# CSS-SDX15: 300l/15Hz or 400l/15Hz - please advice



## daxie (Nov 29, 2006)

Hello all,

I will be building an SLLT based on a CSS-SDX15 driver. (actually, I will be building two).

What would you prefer?

a) 300l volume, tuned @ 15Hz with a 16cm dia port of 77,40cm (FPR 222Hz) length (yellow)
b) 400l volume, tuned @ 15Hz with a 20cm dia port of 89,80cm (FPR 191Hz) length (grey)

(port diameters chosen because of available PVC-tube diameters)

(Both graphs are with 800W as input, a thomann tamp ta2400 will be driving them).

Option a has better group delay, better first port resonance, lower cone excursion, but the port air velocity is a bit high (is it?). The SPL I'm trading in is not needed. Option b has a good but slightly less good group delay (although equal until 18Hz), better air port velocity (under that 30m/s limit), but a first port resonance that is a bit on the border side...

My preference would go out to option a, but I'm worried about the port velocity? Is it an issue?
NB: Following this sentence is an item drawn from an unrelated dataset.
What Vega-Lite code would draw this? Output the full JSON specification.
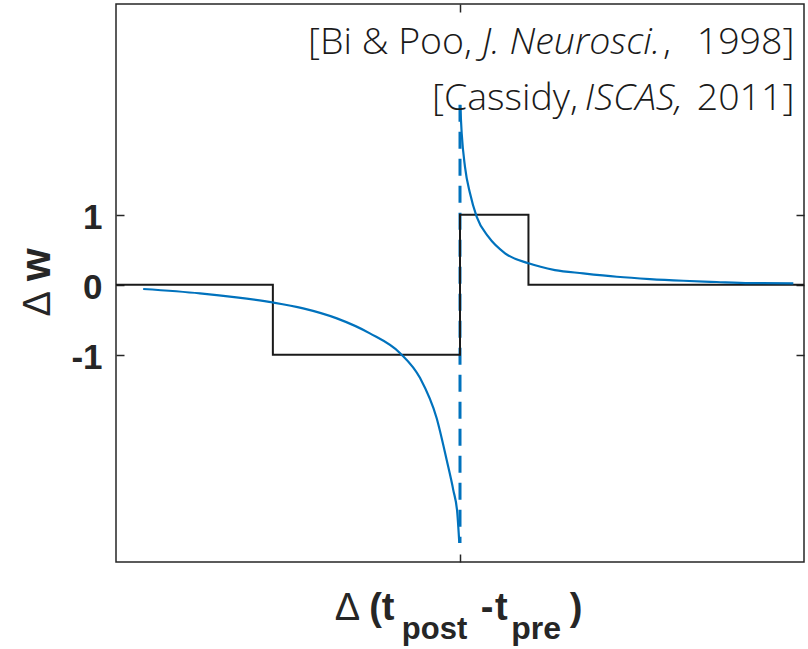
{
  "$schema": "https://vega.github.io/schema/vega-lite/v6.json",
  "width": 688,
  "height": 558,
  "autosize": {"type": "none"},
  "padding": {"left": 116, "top": 4, "right": 4, "bottom": 87},
  "background": "white",
  "config": {
    "view": {"stroke": "#262626", "strokeWidth": 1.5},
    "axis": {"grid": false, "domain": false, "tickColor": "#262626", "tickWidth": 1.5}
  },
  "datasets": {
    "one": [{}],
    "step": [
      {"x": -100, "w": 0},
      {"x": -54.4, "w": -1},
      {"x": 0, "w": 1},
      {"x": 19.9, "w": 0},
      {"x": 100, "w": 0}
    ],
    "curve": [
      {"branch": "L", "x": -92.1, "w": -0.061},
      {"branch": "L", "x": -75.6, "w": -0.123},
      {"branch": "L", "x": -65.0, "w": -0.18},
      {"branch": "L", "x": -54.3, "w": -0.254},
      {"branch": "L", "x": -45.6, "w": -0.337},
      {"branch": "L", "x": -35.8, "w": -0.48},
      {"branch": "L", "x": -26.2, "w": -0.694},
      {"branch": "L", "x": -17.4, "w": -0.977},
      {"branch": "L", "x": -11.6, "w": -1.333},
      {"branch": "L", "x": -6.8, "w": -1.904},
      {"branch": "L", "x": -3.87, "w": -2.504},
      {"branch": "L", "x": -1.95, "w": -2.933},
      {"branch": "L", "x": -0.78, "w": -3.261},
      {"branch": "L", "x": -0.2, "w": -3.689},
      {"branch": "R", "x": 0.05, "w": 2.567},
      {"branch": "R", "x": 0.49, "w": 2.163},
      {"branch": "R", "x": 1.45, "w": 1.685},
      {"branch": "R", "x": 2.91, "w": 1.306},
      {"branch": "R", "x": 4.86, "w": 0.971},
      {"branch": "R", "x": 8.23, "w": 0.686},
      {"branch": "R", "x": 13.1, "w": 0.449},
      {"branch": "R", "x": 19.9, "w": 0.306},
      {"branch": "R", "x": 27.6, "w": 0.21},
      {"branch": "R", "x": 35.8, "w": 0.163},
      {"branch": "R", "x": 45.6, "w": 0.114},
      {"branch": "R", "x": 55.2, "w": 0.081},
      {"branch": "R", "x": 64.9, "w": 0.057},
      {"branch": "R", "x": 74.6, "w": 0.039},
      {"branch": "R", "x": 84.3, "w": 0.024},
      {"branch": "R", "x": 96.9, "w": 0.02}
    ]
  },
  "resolve": {"axis": {"x": "independent", "y": "independent"}},
  "layer": [
    {
      "data": {"name": "one"},
      "mark": {"type": "rule", "color": "#0072BD", "strokeWidth": 3, "strokeDash": [17, 10]},
      "encoding": {
        "x": {"datum": 0, "type": "quantitative", "axis": null},
        "y": {"datum": 2.57, "type": "quantitative", "axis": null},
        "y2": {"datum": -3.69}
      }
    },
    {
      "data": {"name": "step"},
      "mark": {"type": "line", "interpolate": "step-after", "color": "#1a1a1a", "strokeWidth": 2},
      "encoding": {
        "x": {"field": "x", "type": "quantitative",
          "scale": {"domain": [-100, 100], "nice": false, "zero": false},
          "axis": {"orient": "bottom", "values": [0], "labels": false, "tickSize": -8, "title": null}},
        "y": {"field": "w", "type": "quantitative",
          "scale": {"domain": [-3.96, 4.01], "nice": false, "zero": false},
          "axis": {"orient": "left", "values": [-1, 0, 1], "tickSize": -8, "labelPadding": 22,
            "labelFont": "Liberation Sans", "labelFontWeight": "bold", "labelFontSize": 35,
            "labelColor": "#262626", "labelExpr": "'' + datum.value", "labelOffset": 3, "title": null}}
      }
    },
    {
      "data": {"name": "curve"},
      "mark": {"type": "line", "interpolate": "monotone", "color": "#0072BD", "strokeWidth": 2.2},
      "encoding": {
        "x": {"field": "x", "type": "quantitative",
          "scale": {"domain": [-100, 100], "nice": false, "zero": false},
          "axis": {"orient": "top", "values": [0], "labels": false, "tickSize": -8, "title": null}},
        "y": {"field": "w", "type": "quantitative",
          "scale": {"domain": [-3.96, 4.01], "nice": false, "zero": false},
          "axis": {"orient": "right", "values": [-1, 0, 1], "labels": false, "tickSize": -8, "title": null}},
        "detail": {"field": "branch"},
        "order": {"field": "x"}
      }
    },
    {
      "data": {"name": "one"},
      "mark": {"type": "text", "text": "[Bi & Poo,", "font": "Open Sans", "fontWeight": 300, "fontSize": 37.5, "align": "left", "baseline": "alphabetic", "color": "#1a1a1a"},
      "encoding": {"x": {"datum": -44.19, "type": "quantitative", "axis": null}, "y": {"datum": 3.295, "type": "quantitative", "axis": null}}
    },
    {
      "data": {"name": "one"},
      "mark": {"type": "text", "text": "J. Neurosci.", "font": "Open Sans", "fontStyle": "italic", "fontWeight": 300, "fontSize": 37.5, "align": "left", "baseline": "alphabetic", "color": "#1a1a1a"},
      "encoding": {"x": {"datum": 6.4, "type": "quantitative", "axis": null}, "y": {"datum": 3.295, "type": "quantitative", "axis": null}}
    },
    {
      "data": {"name": "one"},
      "mark": {"type": "text", "text": ",", "font": "Open Sans", "fontWeight": 300, "fontSize": 37.5, "align": "left", "baseline": "alphabetic", "color": "#1a1a1a"},
      "encoding": {"x": {"datum": 59.0, "type": "quantitative", "axis": null}, "y": {"datum": 3.295, "type": "quantitative", "axis": null}}
    },
    {
      "data": {"name": "one"},
      "mark": {"type": "text", "text": "1998]", "font": "Open Sans", "fontWeight": 300, "fontSize": 37.5, "align": "right", "baseline": "alphabetic", "color": "#1a1a1a"},
      "encoding": {"x": {"datum": 97.2, "type": "quantitative", "axis": null}, "y": {"datum": 3.295, "type": "quantitative", "axis": null}}
    },
    {
      "data": {"name": "one"},
      "mark": {"type": "text", "text": "[Cassidy,", "font": "Open Sans", "fontWeight": 300, "fontSize": 37.5, "align": "left", "baseline": "alphabetic", "color": "#1a1a1a"},
      "encoding": {"x": {"datum": -8.14, "type": "quantitative", "axis": null}, "y": {"datum": 2.495, "type": "quantitative", "axis": null}}
    },
    {
      "data": {"name": "one"},
      "mark": {"type": "text", "text": "ISCAS,", "font": "Open Sans", "fontStyle": "italic", "fontWeight": 300, "fontSize": 37.5, "align": "left", "baseline": "alphabetic", "color": "#1a1a1a"},
      "encoding": {"x": {"datum": 36.3, "type": "quantitative", "axis": null}, "y": {"datum": 2.495, "type": "quantitative", "axis": null}}
    },
    {
      "data": {"name": "one"},
      "mark": {"type": "text", "text": "2011]", "font": "Open Sans", "fontWeight": 300, "fontSize": 37.5, "align": "right", "baseline": "alphabetic", "color": "#1a1a1a"},
      "encoding": {"x": {"datum": 97.2, "type": "quantitative", "axis": null}, "y": {"datum": 2.495, "type": "quantitative", "axis": null}}
    },
    {
      "data": {"name": "one"},
      "mark": {"type": "text", "text": "Δ", "font": "Liberation Sans", "fontWeight": "normal", "fontSize": 38, "align": "left", "baseline": "alphabetic", "color": "#262626"},
      "encoding": {"x": {"datum": -36.4, "type": "quantitative", "axis": null}, "y": {"datum": -4.789, "type": "quantitative", "axis": null}}
    },
    {
      "data": {"name": "one"},
      "mark": {"type": "text", "text": "(t", "font": "Liberation Sans", "fontWeight": "bold", "fontSize": 38, "align": "left", "baseline": "alphabetic", "color": "#262626"},
      "encoding": {"x": {"datum": -26.4, "type": "quantitative", "axis": null}, "y": {"datum": -4.789, "type": "quantitative", "axis": null}}
    },
    {
      "data": {"name": "one"},
      "mark": {"type": "text", "text": "post", "font": "Liberation Sans", "fontWeight": "bold", "fontSize": 31, "align": "left", "baseline": "alphabetic", "color": "#262626"},
      "encoding": {"x": {"datum": -16.9, "type": "quantitative", "axis": null}, "y": {"datum": -5.06, "type": "quantitative", "axis": null}}
    },
    {
      "data": {"name": "one"},
      "mark": {"type": "text", "text": "-", "font": "Liberation Sans", "fontWeight": "bold", "fontSize": 38, "align": "left", "baseline": "alphabetic", "color": "#262626"},
      "encoding": {"x": {"datum": 6.0, "type": "quantitative", "axis": null}, "y": {"datum": -4.789, "type": "quantitative", "axis": null}}
    },
    {
      "data": {"name": "one"},
      "mark": {"type": "text", "text": "t", "font": "Liberation Sans", "fontWeight": "bold", "fontSize": 38, "align": "left", "baseline": "alphabetic", "color": "#262626"},
      "encoding": {"x": {"datum": 10.2, "type": "quantitative", "axis": null}, "y": {"datum": -4.789, "type": "quantitative", "axis": null}}
    },
    {
      "data": {"name": "one"},
      "mark": {"type": "text", "text": "pre", "font": "Liberation Sans", "fontWeight": "bold", "fontSize": 32, "align": "left", "baseline": "alphabetic", "color": "#262626"},
      "encoding": {"x": {"datum": 14.9, "type": "quantitative", "axis": null}, "y": {"datum": -5.06, "type": "quantitative", "axis": null}}
    },
    {
      "data": {"name": "one"},
      "mark": {"type": "text", "text": ")", "font": "Liberation Sans", "fontWeight": "bold", "fontSize": 38, "align": "left", "baseline": "alphabetic", "color": "#262626"},
      "encoding": {"x": {"datum": 31.9, "type": "quantitative", "axis": null}, "y": {"datum": -4.789, "type": "quantitative", "axis": null}}
    },
    {
      "data": {"name": "one"},
      "mark": {"type": "text", "text": "Δ", "font": "Liberation Sans", "fontWeight": "normal", "fontSize": 38, "angle": 270, "align": "left", "baseline": "alphabetic", "color": "#262626"},
      "encoding": {"x": {"datum": -119.2, "type": "quantitative", "axis": null}, "y": {"datum": -0.453, "type": "quantitative", "axis": null}}
    },
    {
      "data": {"name": "one"},
      "mark": {"type": "text", "text": "w", "font": "Liberation Sans", "fontWeight": "bold", "fontSize": 42, "angle": 270, "align": "left", "baseline": "alphabetic", "color": "#262626"},
      "encoding": {"x": {"datum": -119.2, "type": "quantitative", "axis": null}, "y": {"datum": 0.053, "type": "quantitative", "axis": null}}
    }
  ]
}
The room is 1400 cu ft (40 cubic metres) large. Do keep in mind that I will have two of these puppies there, so probably I won't be pushing them nearly as far as I'm modelling here. (Which adds to my preference of option a, since air velocity will be a lot lower when not pushing them to the max).

The winisd simulations:










































Thank you,


Wouter


----------



## Ilkka (Jun 8, 2006)

Definitely 300L with 15 Hz tuning. Port velocity isn't going to be problem with real world signals. Simulations always assume sine waves which few of us play regularly. :R

When you are building two of those monsters, you won't be hearing any port noise at sane (or not so sane) output levels - I guarantee it.


----------



## daxie (Nov 29, 2006)

that's clear, thank you


----------